The calculation of SAMs involves the following three steps: 1) Define appropriate subsets. For example, one subset could be all experiments, all initial times, for NHX AC for 2-day forecasts of 500 hPa height. Under H0, the null hypothesis, all the metrics within a subset are from the same reference distribution. 2) Normalize. Each original or primary assessment metric (PAM) is normalized. The resulting normalized assessment metrics (NAMs) range from 0 (poor) to 1 (excellent). The normalization is different for each subset. ECDF normalization is proportional to rank in the subset of the reference sample. Under H0, the normalized metrics are uniformly distributed on [0,1]. 3. Average. Since the normalized metrics are comparable, we may average them for each experiment over some or all of the different subset dimensions: variables, levels, forecast times, geographic domains, initial times, and metrics (e.g., AC and RMSE). Under H0, the averages are approximately Gaussian and have mean 0.5, and variance 1/(12n), where nis the number of NAMs averaged.

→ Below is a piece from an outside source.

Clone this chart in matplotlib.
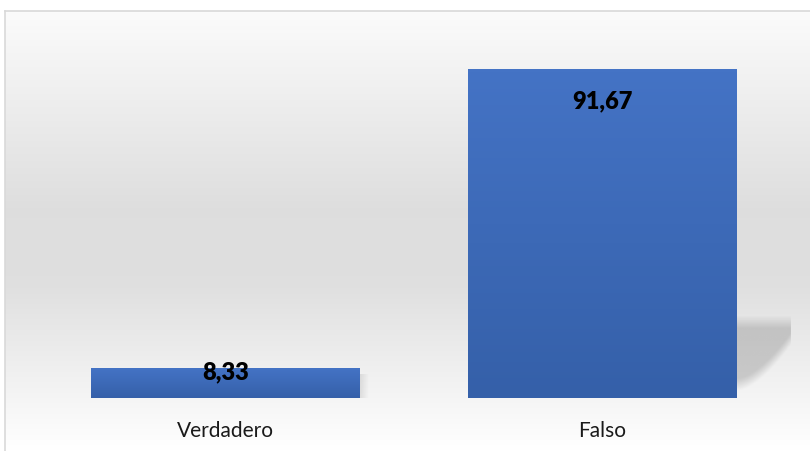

The main advantages of the ECDF approach are that it is amenable to statistical significance testing and produces results that are easy to interpret because the SAMs for various subsets tend to vary smoothly and in a consistent manner. In addition, the ECDF approach can be applied in various contexts thanks to the flexibility allowed in the definition of the reference sample.
Examples of the impact of potential future data gaps are consistent with previously reported results. An interesting finding is that the impact of observations decreases with increasing forecast time. This is interpreted as being caused by the masking effect of NWP model errors increasing to become the dominant source of forecast error. Additional examples will be shown comparing the recent forecast skill of several operational systems.